──────── INFORMATION PROVIDED

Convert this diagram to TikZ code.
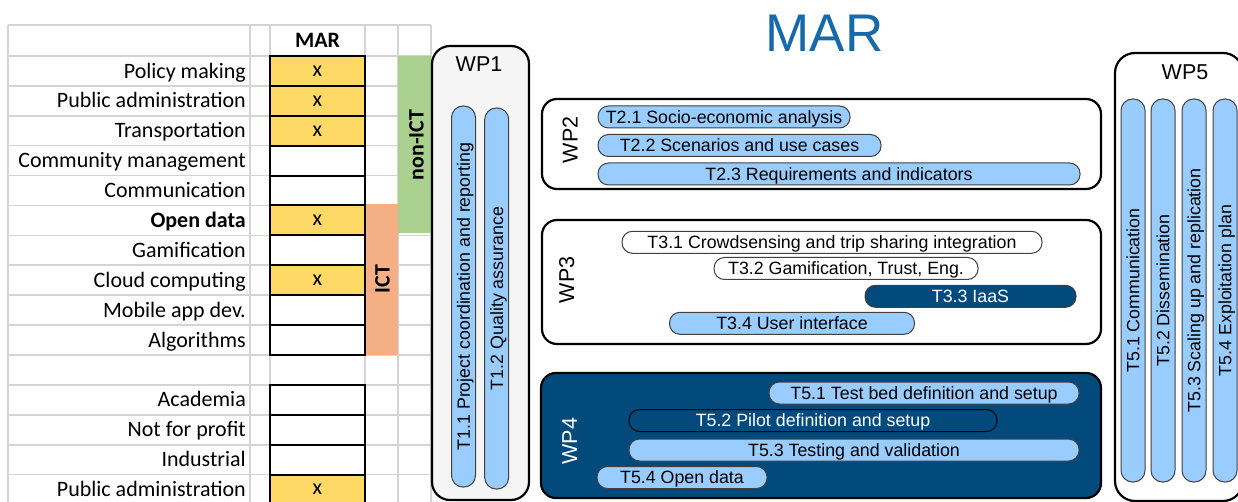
\documentclass[tikz,border=0pt]{standalone}
\usepackage{fontspec}
\setmainfont{Liberation Sans}
\newfontfamily\calibri{Carlito}
\definecolor{gridgray}{HTML}{D4D4D4}
\definecolor{cellyellow}{HTML}{FFD966}
\definecolor{ictgreen}{HTML}{A9D08E}
\definecolor{ictorange}{HTML}{F4B084}
\definecolor{pillblue}{HTML}{99CCFF}
\definecolor{pillline}{HTML}{404040}
\definecolor{darkblue}{HTML}{034A7C}
\definecolor{titleblue}{HTML}{1769AA}
\definecolor{wpgray}{HTML}{F5F5F5}
\begin{document}
\begin{tikzpicture}[x=1pt,y=-1pt,
  gridline/.style={draw=gridgray, line width=1.6pt},
  lab/.style={anchor=east, inner sep=0pt, font=\calibri\fontsize{22}{26}\selectfont, text height=14.2pt, text depth=0pt},
  cell/.style={draw=black, line width=2pt, minimum width=95pt, minimum height=29.9pt, inner sep=0pt, font=\calibri\fontsize{22}{26}\selectfont},
  band/.style={inner sep=0pt, minimum width=33pt},
  bandlab/.style={rotate=90, inner sep=0pt, font=\calibri\bfseries\fontsize{22}{26}\selectfont, text height=14.2pt, text depth=0pt},
  wpbox/.style={draw=black, line width=2.2pt, inner sep=0pt},
  wplab/.style={inner sep=0pt, font=\fontsize{21.5}{24}\selectfont, text height=15.4pt, text depth=0pt},
  pill/.style={draw=pillline, line width=1pt, fill=pillblue, minimum height=22pt, inner sep=0pt, rounded corners=10.5pt, font=\fontsize{17.8}{20}\selectfont, text height=12.7pt, text depth=0pt},
  vpill/.style={pill, rotate=90, minimum height=24pt, rounded corners=11.5pt},
  darkpill/.style={fill=darkblue, text=white}
]
\useasboundingbox (0,0) rectangle (1238,502);
\fill[white] (0,0) rectangle (1238,502);

% ---------- spreadsheet grid ----------
\draw[gridline] (8,25) -- (431,25);
\foreach \k in {0,...,15}{
  \draw[gridline] (8,{56+\k*29.9}) -- (431,{56+\k*29.9});
}
\foreach \x in {8,250,270,365,398,431}{
  \draw[gridline] (\x,25) -- (\x,502);
}

% coloured bands
\node[band, fill=ictgreen, minimum height=177pt] (nonictbox) at (414.5,144.5) {};
\node[bandlab] (nonict) at (416.5,145) {non-ICT};
\node[band, fill=ictorange, minimum height=151pt] (ictbox) at (381.5,279.5) {};
\node[bandlab] (ict) at (382.5,279) {ICT};

% header
\node[inner sep=0pt, font=\calibri\bfseries\fontsize{22}{26}\selectfont, text height=14.2pt, text depth=0pt] (marhead) at (317.5,40.5) {MAR};

% labels
\foreach \i/\t in {1/Policy making,2/Public administration,3/Transportation,4/Community management,5/Communication,6/{\bfseries Open data},7/Gamification,8/Cloud computing,9/Mobile app dev.,10/Algorithms,12/Academia,13/Not for profit,14/Industrial,15/Public administration}{
  \node[lab] (lab\i) at (246,{56+(\i-0.5)*29.9}) {\t};
}

% MAR cells
\foreach \i/\f/\m in {1/cellyellow/x,2/cellyellow/x,3/cellyellow/x,4/white/{},5/white/{},6/cellyellow/x,7/white/{},8/cellyellow/x,9/white/{},10/white/{},12/white/{},13/white/{},14/white/{},15/cellyellow/x}{
  \node[cell, fill=\f] (mar\i) at (317.5,{56+(\i-0.5)*29.9}) {\m};
}

% ---------- title ----------
\node[inner sep=0pt, text=titleblue, font=\fontsize{53}{60}\selectfont, text height=38pt, text depth=0pt] (title) at (824.5,33) {MAR};

% ---------- WP1 ----------
\node[wpbox, fill=wpgray, minimum width=97pt, minimum height=454pt, rounded corners=18pt] (wp1) at (480.5,273) {};
\node[wplab] (wp1lab) at (479,64) {WP1};
\node[vpill, minimum width=381pt] (t11) at (463.5,296.5) {T1.1 Project coordination and reporting};
\node[vpill, minimum width=381pt] (t12) at (496.7,298.5) {T1.2 Quality assurance};

% ---------- WP2 ----------
\node[wpbox, fill=white, minimum width=559pt, minimum height=90pt, rounded corners=15pt] (wp2) at (821.5,144) {};
\node[wplab, rotate=90] (wp2lab) at (570,140) {WP2};
\node[pill, minimum width=252pt] (t21) at (724,117) {T2.1 Socio-economic analysis};
\node[pill, minimum width=283pt] (t22) at (739.5,145.5) {T2.2 Scenarios and use cases};
\node[pill, minimum width=482pt] (t23) at (839,174) {T2.3 Requirements and indicators};

% ---------- WP3 ----------
\node[wpbox, fill=white, minimum width=559pt, minimum height=124pt, rounded corners=15pt] (wp3) at (821.5,282) {};
\node[wplab, rotate=90] (wp3lab) at (566.5,280) {WP3};
\node[pill, fill=white, minimum width=420pt] (t31) at (832,242.3) {T3.1 Crowdsensing and trip sharing integration};
\node[pill, fill=white, minimum width=264pt] (t32) at (846,268.5) {T3.2 Gamification, Trust, Eng.};
\node[pill, darkpill, minimum width=211pt] (t33) at (970.5,296.3) {T3.3 IaaS};
\node[pill, minimum width=245pt] (t34) at (792,323.3) {T3.4 User interface};

% ---------- WP4 ----------
\node[wpbox, fill=darkblue, minimum width=560pt, minimum height=125pt, rounded corners=15pt] (wp4) at (821,435.5) {};
\node[wplab, rotate=90, text=white] (wp4lab) at (569.5,441) {WP4};
\node[pill, minimum width=310pt] (t51) at (924,393) {T5.1 Test bed definition and setup};
\node[pill, darkpill, draw=black, minimum width=368pt] (t52) at (813,420.5) {T5.2 Pilot definition and setup};
\node[pill, minimum width=450pt] (t53) at (854,450) {T5.3 Testing and validation};
\node[pill, minimum width=170pt] (t54) at (682,477.5) {T5.4 Open data};

% ---------- WP5 ----------
\node[wpbox, fill=white, minimum width=128pt, minimum height=448pt, rounded corners=20pt] (wp5) at (1179,277) {};
\node[wplab] (wp5lab) at (1185,72) {WP5};
\node[vpill, minimum width=383pt] (t5a) at (1133,290.5) {T5.1 Communication};
\node[vpill, minimum width=383pt] (t5b) at (1163,290.5) {T5.2 Dissemination};
\node[vpill, minimum width=383pt] (t5c) at (1194,290.5) {T5.3 Scaling up and replication};
\node[vpill, minimum width=383pt] (t5d) at (1225,290.5) {T5.4 Exploitation plan};
\end{tikzpicture}
\end{document}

────────────────

EXERCISE OBJECTIVE ::
Leave out the pictures and restate, word for word, the lines from the top of the data through the line containing "(ict) at (382.5,279)", both included.

OUTPUT FOR THIS EXERCISE ::
Convert this diagram to TikZ code.
\documentclass[tikz,border=0pt]{standalone}
\usepackage{fontspec}
\setmainfont{Liberation Sans}
\newfontfamily\calibri{Carlito}
\definecolor{gridgray}{HTML}{D4D4D4}
\definecolor{cellyellow}{HTML}{FFD966}
\definecolor{ictgreen}{HTML}{A9D08E}
\definecolor{ictorange}{HTML}{F4B084}
\definecolor{pillblue}{HTML}{99CCFF}
\definecolor{pillline}{HTML}{404040}
\definecolor{darkblue}{HTML}{034A7C}
\definecolor{titleblue}{HTML}{1769AA}
\definecolor{wpgray}{HTML}{F5F5F5}
\begin{document}
\begin{tikzpicture}[x=1pt,y=-1pt,
  gridline/.style={draw=gridgray, line width=1.6pt},
  lab/.style={anchor=east, inner sep=0pt, font=\calibri\fontsize{22}{26}\selectfont, text height=14.2pt, text depth=0pt},
  cell/.style={draw=black, line width=2pt, minimum width=95pt, minimum height=29.9pt, inner sep=0pt, font=\calibri\fontsize{22}{26}\selectfont},
  band/.style={inner sep=0pt, minimum width=33pt},
  bandlab/.style={rotate=90, inner sep=0pt, font=\calibri\bfseries\fontsize{22}{26}\selectfont, text height=14.2pt, text depth=0pt},
  wpbox/.style={draw=black, line width=2.2pt, inner sep=0pt},
  wplab/.style={inner sep=0pt, font=\fontsize{21.5}{24}\selectfont, text height=15.4pt, text depth=0pt},
  pill/.style={draw=pillline, line width=1pt, fill=pillblue, minimum height=22pt, inner sep=0pt, rounded corners=10.5pt, font=\fontsize{17.8}{20}\selectfont, text height=12.7pt, text depth=0pt},
  vpill/.style={pill, rotate=90, minimum height=24pt, rounded corners=11.5pt},
  darkpill/.style={fill=darkblue, text=white}
]
\useasboundingbox (0,0) rectangle (1238,502);
\fill[white] (0,0) rectangle (1238,502);

% ---------- spreadsheet grid ----------
\draw[gridline] (8,25) -- (431,25);
\foreach \k in {0,...,15}{
  \draw[gridline] (8,{56+\k*29.9}) -- (431,{56+\k*29.9});
}
\foreach \x in {8,250,270,365,398,431}{
  \draw[gridline] (\x,25) -- (\x,502);
}

% coloured bands
\node[band, fill=ictgreen, minimum height=177pt] (nonictbox) at (414.5,144.5) {};
\node[bandlab] (nonict) at (416.5,145) {non-ICT};
\node[band, fill=ictorange, minimum height=151pt] (ictbox) at (381.5,279.5) {};
\node[bandlab] (ict) at (382.5,279) {ICT};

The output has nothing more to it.